Nunca teríamos serenidade nesta Terra se soubéssemos que Deus, o Senhor, não nos perdoa e portanto depois da morte deveríamos ter errar para sempre no inferno. Se pensamentos do género não levam ao desespero de um homem, isto significa que ele já não acredita numa vida além da morte, ou que imagina o inferno como um lugar de diversão, sempre alegre. Se um nosso bom amigo nos propusesse uma longa viagem de prazer, naturalmente grátis e com tratamento de primeira classe, tentaríamos adiá-la sempre ou guardá-la-íamos para a velhice? Não creio. Portanto, o que é a morte? Também neste caso, não se trata de uma longa viagem que teremos que fazer, apesar de não ter retorno? Mas pode existir um momento mais feliz daquele em que nos apercebemos de ter chegado às portas do paraíso? Naturalmente, não nos podemos esquecer que antes disso, temos que nos purificar no purgatório, mas que ele não dura eternamente e que durante a vida esforçámo-nos por ajudar com as nossas orações as pobres almas dos mortos e que quem foi devoto à Mãe de Cristo pode ter a certeza que não ficará lá por muito tempo. Quase que se pode desmaiar ao pensarmos na felicidade eterna do céu! Como nos torna logo felizes uma pequena alegria que sentimos neste mundo! E no entanto, o que são as breves alegrias terrenas comparadas com as que Jesus nos prometeu no Seu reino? Nenhum olho as viu, nenhum ouvido ouviu e nenhum coração humano conheceu o que Deus preparou para aqueles que O amam.

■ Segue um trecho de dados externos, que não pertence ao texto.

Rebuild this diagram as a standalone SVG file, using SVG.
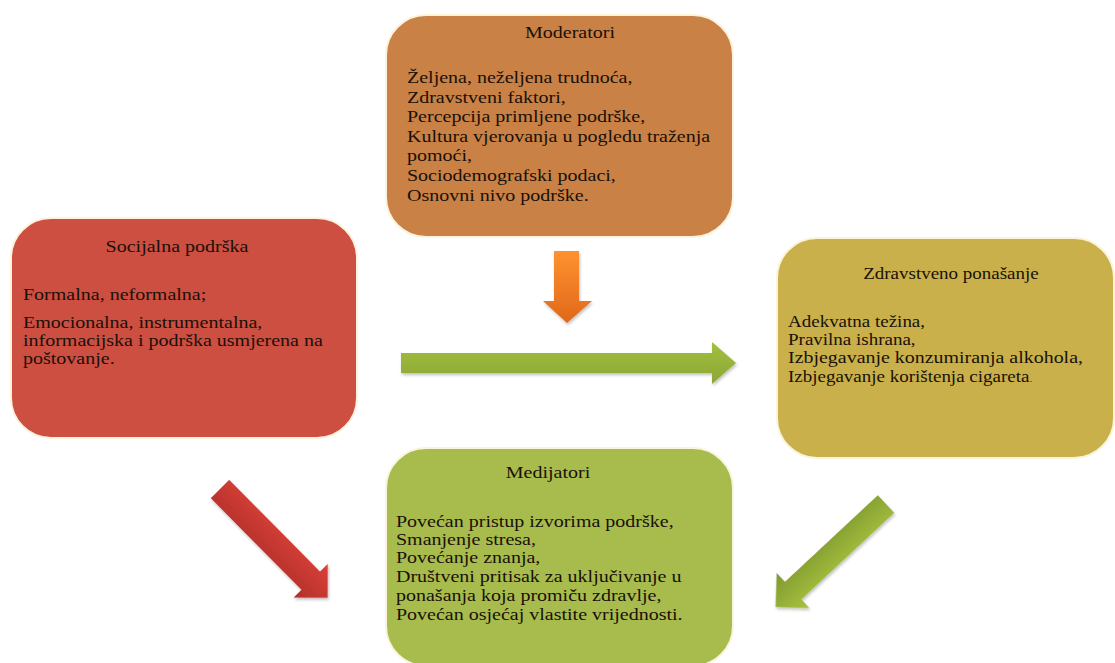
<svg xmlns="http://www.w3.org/2000/svg" width="1115" height="663" viewBox="0 0 1115 663">
<defs>
<style>
.box{stroke:#fbf3dc;stroke-width:2}
.t{font-family:"Liberation Serif","Times New Roman",serif;font-size:16px;fill:#1a1008}
.c{text-anchor:middle}
</style>
<linearGradient id="gOr" x1="0" y1="0" x2="0" y2="1"><stop offset="0" stop-color="#ff9230"/><stop offset="1" stop-color="#e0681a"/></linearGradient>
<linearGradient id="gGh" x1="0" y1="0" x2="0" y2="1"><stop offset="0" stop-color="#a3c03e"/><stop offset="1" stop-color="#8ca636"/></linearGradient>
<linearGradient id="gRd" x1="0" y1="0" x2="0" y2="1"><stop offset="0" stop-color="#dc4038"/><stop offset="1" stop-color="#b0302a"/></linearGradient>
<linearGradient id="gGd" x1="0" y1="0" x2="0" y2="1"><stop offset="0" stop-color="#a8c43e"/><stop offset="1" stop-color="#7f9830"/></linearGradient>
<filter id="sh" x="-20%" y="-20%" width="140%" height="140%"><feDropShadow dx="1" dy="2" stdDeviation="1.5" flood-color="#000" flood-opacity="0.25"/></filter>
</defs>
<rect width="1115" height="663" fill="#ffffff"/>

<g id="moderatori">
<rect class="box" x="386" y="15" width="347" height="222" rx="40" fill="#c98146"/>
<g transform="scale(1.25,1)">
<text class="t c" x="456" y="38">Moderatori</text>
<text class="t" x="325.6" y="83">Željena, neželjena trudnoća,</text>
<text class="t" x="325.6" y="103">Zdravstveni  faktori,</text>
<text class="t" x="325.6" y="122">Percepcija primljene podrške,</text>
<text class="t" x="325.6" y="142">Kultura vjerovanja u pogledu traženja</text>
<text class="t" x="325.6" y="161">pomoći,</text>
<text class="t" x="325.6" y="181">Sociodemografski podaci,</text>
<text class="t" x="325.6" y="201">Osnovni nivo podrške.</text>
</g>
</g>

<g id="socijalna">
<rect class="box" x="11" y="218" width="346" height="220" rx="40" fill="#cd4f42"/>
<g transform="scale(1.25,1)">
<text class="t c" x="141.6" y="252">Socijalna podrška</text>
<text class="t" x="18.4" y="300">Formalna, neformalna;</text>
<text class="t" x="18.4" y="328">Emocionalna, instrumentalna,</text>
<text class="t" x="18.4" y="346">informacijska i podrška usmjerena na</text>
<text class="t" x="18.4" y="364">poštovanje.</text>
</g>
</g>

<g id="zdravstveno">
<rect class="box" x="777" y="238" width="337" height="220" rx="40" fill="#c9b04a"/>
<g transform="scale(1.1875,1)">
<text class="t c" x="800.8" y="279">Zdravstveno ponašanje</text>
<text class="t" x="663.6" y="327">Adekvatna težina,</text>
<text class="t" x="663.6" y="345">Pravilna ishrana,</text>
<text class="t" x="663.6" y="363" textLength="248.4" lengthAdjust="spacingAndGlyphs">Izbjegavanje konzumiranja alkohola,</text>
<text class="t" x="663.6" y="382">Izbjegavanje korištenja cigareta<tspan font-size="9">.</tspan></text>
</g>
</g>

<g id="medijatori">
<rect class="box" x="386" y="448" width="347" height="218" rx="40" fill="#a8bc4e"/>
<g transform="scale(1.25,1)">
<text class="t c" x="438.4" y="478">Medijatori</text>
<text class="t" x="316.8" y="527">Povećan pristup izvorima podrške,</text>
<text class="t" x="316.8" y="545">Smanjenje stresa,</text>
<text class="t" x="316.8" y="563">Povećanje znanja,</text>
<text class="t" x="316.8" y="582">Društveni pritisak za uključivanje u</text>
<text class="t" x="316.8" y="601">ponašanja koja promiču zdravlje,</text>
<text class="t" x="316.8" y="620">Povećan osjećaj vlastite vrijednosti.</text>
</g>
</g>

<g id="connectors" filter="url(#sh)">
<polygon points="554,251 579,251 579,301 592,301 567,323 543,301 554,301" fill="url(#gOr)"/>
<polygon points="401,353 712,353 712,342 736,363 712,384 712,373 401,373" fill="url(#gGh)"/>
<g transform="translate(220,489) rotate(45.3)"><polygon points="0,-13 129,-13 129,-24 153,0 129,24 129,13 0,13" fill="url(#gRd)"/></g>
<g transform="translate(886,504) rotate(137)"><polygon points="0,-12 127,-12 127,-24 151,0 127,24 127,12 0,12" fill="url(#gGd)"/></g>
</g>
</svg>
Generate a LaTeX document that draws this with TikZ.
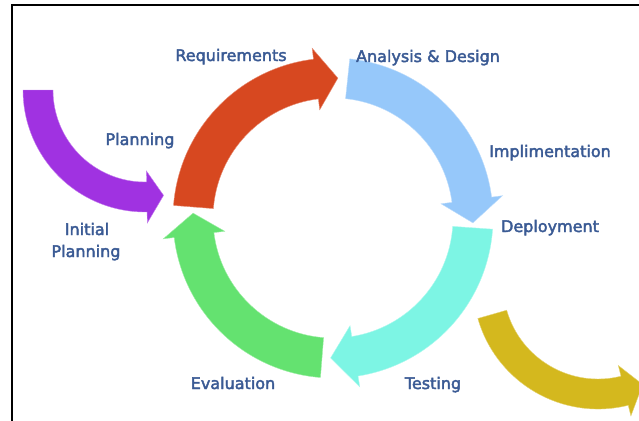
\documentclass[tikz,border=0pt]{standalone}
\usepackage{fontspec}
\newfontfamily\lblfont[FakeBold=2.5]{DejaVu Sans}
\definecolor{lbltxt}{RGB}{58,90,148}
\definecolor{planpurple}{RGB}{160,50,225}
\definecolor{reqred}{RGB}{215,72,32}
\definecolor{anablue}{RGB}{150,200,250}
\definecolor{depcyan}{RGB}{125,245,228}
\definecolor{evalgreen}{RGB}{100,226,112}
\definecolor{outyellow}{RGB}{212,184,30}
\tikzset{lbl/.style={text=lbltxt, font=\lblfont\fontsize{16}{19}\selectfont, anchor=base, inner sep=0pt}}
% centre x, centre y, radius, half width, tail angle, head angle, tip angle, head half width, style
\newcommand{\bentarrow}[9]{%
  \begin{scope}[shift={(#1,#2)}]
    \path[#9] (#5:{#3+#4}) arc[start angle=#5, end angle=#6, radius={#3+#4}]
      -- (#6:{#3+#8}) -- (#7:#3) -- (#6:{#3-#8})
      -- (#6:{#3-#4}) arc[start angle=#6, end angle=#5, radius={#3-#4}] -- cycle;
  \end{scope}}

\begin{document}
\begin{tikzpicture}[x=1pt,y=1pt]
		\useasboundingbox (0,0) rectangle (639,-420);
		\clip (0,0) rectangle (639,-420);
		\draw[line width=2] (12,-421) -- (12,-5) -- (640,-5);
		\bentarrow{145}{-90}{107}{15}{180}{271}{280}{26}{fill=planpurple, draw=planpurple!60!white}
		\bentarrow{598}{-284}{110}{15}{196}{284}{294}{26}{fill=outyellow, draw=outyellow!60!white}
		\bentarrow{333}{-218}{140}{20}{175.5}{97}{88}{31}{fill=reqred, draw=reqred!60!white}
		\bentarrow{333}{-218}{140}{20}{84}{7.5}{-2}{31}{fill=anablue, draw=anablue!60!white}
		\bentarrow{333}{-218}{140}{20}{-4}{-81}{-91}{31}{fill=depcyan, draw=depcyan!60!white}
		\bentarrow{333}{-218}{140}{20}{-94.5}{-173}{-182}{31}{fill=evalgreen, draw=evalgreen!60!white}
		\node[lbl] (req) at (231,-61) {Requirements};
		\node[lbl] (ana) at (428,-62) {Analysis \& Design};
		\node[lbl] (plan) at (140,-145) {Planning};
		\node[lbl] (impl) at (550,-157) {Implimentation};
		\node[lbl] (dep) at (550,-232) {Deployment};
		\node[lbl] (init) at (87,-235) {Initial};
		\node[lbl] (initplan) at (86,-257) {Planning};
		\node[lbl] (eval) at (233,-389) {Evaluation};
		\node[lbl] (test) at (433,-389) {Testing};
\end{tikzpicture}
\end{document}
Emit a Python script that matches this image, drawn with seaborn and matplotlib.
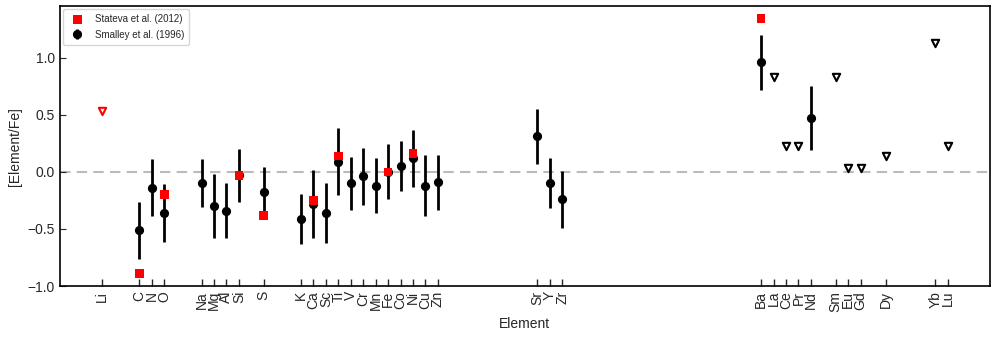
import matplotlib
matplotlib.use("Agg")
import matplotlib.pyplot as plt
import seaborn as sns
import pandas as pd
import numpy as np

# element symbols and atomic numbers used on the x axis
elements = ["Li", "C", "N", "O", "Na", "Mg", "Al", "Si", "S", "K", "Ca", "Sc", "Ti", "V",
            "Cr", "Mn", "Fe", "Co", "Ni", "Cu", "Zn", "Sr", "Y", "Zr", "Ba", "La", "Ce",
            "Pr", "Nd", "Sm", "Eu", "Gd", "Dy", "Yb", "Lu"]
atomic_z = [3, 6, 7, 8, 11, 12, 13, 14, 16, 19, 20, 21, 22, 23, 24, 25, 26, 27, 28, 29, 30,
            38, 39, 40, 56, 57, 58, 59, 60, 62, 63, 64, 66, 70, 71]

# Smalley et al. (1996): measured abundances with errors
smalley_el = ["C", "N", "O", "Na", "Mg", "Al", "Si", "S", "K", "Ca", "Sc", "Ti", "V", "Cr",
              "Mn", "Fe", "Co", "Ni", "Cu", "Zn", "Sr", "Y", "Zr", "Ba", "Nd"]
smalley_val = [-0.51, -0.14, -0.36, -0.10, -0.30, -0.34, -0.03, -0.18, -0.41, -0.28, -0.36,
               0.09, -0.10, -0.04, -0.12, 0.00, 0.05, 0.12, -0.12, -0.09, 0.31, -0.10,
               -0.24, 0.96, 0.47]
smalley_err = [0.25, 0.25, 0.25, 0.21, 0.28, 0.24, 0.23, 0.22, 0.22, 0.30, 0.26, 0.29, 0.23,
               0.25, 0.24, 0.24, 0.22, 0.25, 0.27, 0.24, 0.24, 0.22, 0.25, 0.24, 0.28]

# Smalley et al. (1996): upper limits
smalley_lim_el = ["La", "Ce", "Pr", "Sm", "Eu", "Gd", "Dy", "Yb", "Lu"]
smalley_lim_val = [0.83, 0.23, 0.23, 0.83, 0.035, 0.035, 0.135, 1.13, 0.23]

# Stateva et al. (2012)
stateva_el = ["C", "O", "Si", "S", "Ca", "Ti", "Fe", "Ni", "Ba"]
stateva_val = [-0.89, -0.20, -0.03, -0.38, -0.25, 0.14, 0.00, 0.16, 1.34]
stateva_lim_el = ["Li"]
stateva_lim_val = [0.53]

zmap = dict(zip(elements, atomic_z))
smalley = pd.DataFrame({"z": [zmap[e] for e in smalley_el], "val": smalley_val, "err": smalley_err})
smalley_lim = pd.DataFrame({"z": [zmap[e] for e in smalley_lim_el], "val": smalley_lim_val})
stateva = pd.DataFrame({"z": [zmap[e] for e in stateva_el], "val": stateva_val})
stateva_lim = pd.DataFrame({"z": [zmap[e] for e in stateva_lim_el], "val": stateva_lim_val})

sns.set_style("white")
plt.rcParams["font.family"] = ["Liberation Sans", "DejaVu Sans"]

fig, ax = plt.subplots(figsize=(9.96, 3.39), dpi=100)
fig.subplots_adjust(left=0.060, right=0.994, bottom=0.156, top=0.982)

ax.axhline(0, color="#bbbbbb", ls=(0, (5, 3)), lw=1.5, zorder=0)

ax.errorbar(smalley["z"], smalley["val"], yerr=smalley["err"], fmt="o", color="black",
            ms=5.6, elinewidth=2, capsize=0, zorder=3, label="Smalley et al. (1996)")
sns.scatterplot(data=smalley_lim, x="z", y="val", ax=ax, marker="v", s=28,
                facecolor="white", edgecolor="black", linewidth=1.5, zorder=3)
sns.scatterplot(data=stateva, x="z", y="val", ax=ax, marker="s", s=38, color="red",
                edgecolor="none", zorder=4, label="Stateva et al. (2012)")
sns.scatterplot(data=stateva_lim, x="z", y="val", ax=ax, marker="v", s=28,
                facecolor="white", edgecolor="red", linewidth=1.5, zorder=3)

ax.set_xlim(-0.4, 74.4)
ax.set_ylim(-1.0, 1.45)
ax.set_xticks(atomic_z)
ax.set_xticklabels(elements, rotation=90, fontsize=10)
ax.set_yticks([-1.0, -0.5, 0.0, 0.5, 1.0])
ax.tick_params(axis="y", direction="in", length=4, labelsize=10, left=True)
ax.tick_params(axis="x", direction="in", length=5, width=1, bottom=True)
for s in ax.spines.values():
    s.set_color("black")
    s.set_linewidth(1.2)

ax.set_xlabel("Element", fontsize=10)
ax.set_ylabel("[Element/Fe]", fontsize=10)

handles, labels = ax.get_legend_handles_labels()
order = [labels.index("Stateva et al. (2012)"), labels.index("Smalley et al. (1996)")]
ax.legend([handles[i] for i in order], [labels[i] for i in order], loc="upper left",
          fontsize=7, frameon=True, borderaxespad=0.3, handletextpad=0.8,
          labelspacing=0.6, borderpad=0.5)

plt.savefig("out.png", dpi=100)
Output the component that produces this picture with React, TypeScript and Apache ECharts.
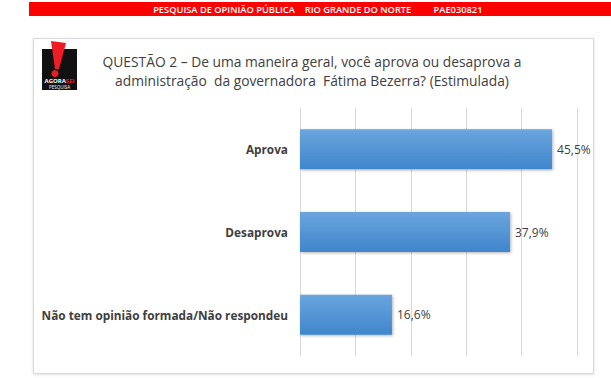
import React, { useEffect, useRef } from "react";
import * as echarts from "echarts";

const categories = ["Aprova", "Desaprova", "Não tem opinião formada/Não respondeu"];
const values = [45.5, 37.9, 16.6];
const valueLabels = ["45,5%", "37,9%", "16,6%"];
const axisMax = 50;
const axisInterval = 10;
const bannerTexts = ["PESQUISA DE OPINIÃO PÚBLICA", "RIO GRANDE DO NORTE", "PAE030821"];
const titleLines = [
  "QUESTÃO 2 – De uma maneira geral, você aprova ou desaprova a",
  "administração  da governadora  Fátima Bezerra? (Estimulada)",
];

export default function App() {
  const ref = useRef<HTMLDivElement>(null);
  useEffect(() => {
    if (!ref.current) return;
    const chart = echarts.init(ref.current, null, { renderer: "svg" });
    const font = "Open Sans, Liberation Sans, sans-serif";
    chart.setOption({
      animation: false,
      backgroundColor: "#ffffff",
      grid: { left: 300, right: 34, top: 108, bottom: 22, containLabel: false },
      xAxis: {
        type: "value",
        min: 0,
        max: axisMax,
        interval: axisInterval,
        axisLabel: { show: false },
        axisLine: { show: false },
        axisTick: { show: false },
        splitLine: { show: true, lineStyle: { color: "#d9d9d9", width: 1 } },
      },
      yAxis: {
        type: "category",
        data: categories,
        inverse: true,
        axisLine: { show: false },
        axisTick: { show: false },
        axisLabel: {
          color: "#404040",
          fontWeight: "bold",
          fontSize: 11.8,
          fontFamily: font,
          margin: 12,
        },
      },
      graphic: [
        {
          type: "rect",
          z: -10,
          shape: { x: 33.5, y: 38.5, width: 560, height: 335 },
          style: { fill: "#ffffff", stroke: "#d9d9d9", lineWidth: 1, shadowColor: "rgba(0,0,0,0.12)", shadowBlur: 3, shadowOffsetY: 1 },
        },
        {
          type: "rect",
          shape: { x: 29, y: 2, width: 582, height: 14 },
          style: { fill: "#ff0000" },
        },
        {
          type: "text",
          x: 224,
          y: 9,
          style: { text: bannerTexts[0], fill: "#ffffff", fontSize: 9.3, fontWeight: 600, fontFamily: font, align: "center", verticalAlign: "middle" },
        },
        {
          type: "text",
          x: 358,
          y: 9,
          style: { text: bannerTexts[1], fill: "#ffffff", fontSize: 9.3, fontWeight: 600, fontFamily: font, align: "center", verticalAlign: "middle" },
        },
        {
          type: "text",
          x: 458,
          y: 9,
          style: { text: bannerTexts[2], fill: "#ffffff", fontSize: 9.3, fontWeight: 600, fontFamily: font, align: "center", verticalAlign: "middle" },
        },
        {
          type: "text",
          x: 312,
          y: 61,
          style: { text: titleLines[0], fill: "#404040", fontSize: 13.8, fontWeight: 500, fontFamily: font, align: "center", verticalAlign: "middle" },
        },
        {
          type: "text",
          x: 312,
          y: 80,
          style: { text: titleLines[1], fill: "#404040", fontSize: 13.8, fontWeight: 500, fontFamily: font, align: "center", verticalAlign: "middle" },
        },
        { type: "rect", shape: { x: 42, y: 49, width: 35, height: 41 }, style: { fill: "#111111" } },
        {
          type: "polygon",
          shape: { points: [[51, 41], [66, 43], [59, 69], [55, 69]] },
          style: { fill: "#ee1c25" },
        },
        { type: "circle", shape: { cx: 55, cy: 73.5, r: 3.5 }, style: { fill: "#ee1c25" } },
        {
          type: "text",
          x: 59.5,
          y: 81,
          style: {
            text: "{a|AGORA}{b|SEI}",
            align: "center",
            verticalAlign: "middle",
            rich: {
              a: { fill: "#ffffff", fontSize: 6, fontWeight: "bold", fontFamily: font },
              b: { fill: "#ee1c25", fontSize: 6, fontWeight: "bold", fontFamily: font },
            },
          },
        },
        {
          type: "text",
          x: 59.5,
          y: 86.5,
          style: { text: "PESQUISA", fill: "#ffffff", fontSize: 4.5, fontFamily: font, align: "center", verticalAlign: "middle" },
        },
      ],
      series: [
        {
          type: "bar",
          data: values,
          barWidth: 40,
          itemStyle: {
            color: new echarts.graphic.LinearGradient(0, 0, 0, 1, [
              { offset: 0, color: "#6aa5de" },
              { offset: 1, color: "#3f86cc" },
            ]),
            shadowColor: "rgba(0,0,0,0.3)",
            shadowBlur: 3,
            shadowOffsetX: 1,
            shadowOffsetY: 1,
          },
          label: {
            show: true,
            position: "right",
            distance: 5,
            color: "#404040",
            fontSize: 12,
            fontFamily: font,
            formatter: (p: any) => valueLabels[p.dataIndex],
          },
        },
      ],
    });
    return () => chart.dispose();
  }, []);
  return (
    <div
      ref={ref}
      style={{ position: "fixed", left: 0, top: 0, width: 611, height: 378 }}
    />
  );
}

Quando Santo Agostinho quis escrever um livro sobre a felicidade celeste, São Jerónimo que, tal como se veio a saber mais tarde, apareceu-lhe em sonho e disse-lhe: “Do mesmo modo que não podes abarcar o mundo inteiro numa mão, também não poderás recolher a felicidade do céu num livro antes de ires para esse lugar que te esforças por alcançar”. Se portanto, a felicidade do Céu é assim tão imensa, não tem sentido desprezarmos todos os prazeres desta Terra?

Texto retirado das notas redigidas na prisão no período sucessivo à condenação (6.7.1943)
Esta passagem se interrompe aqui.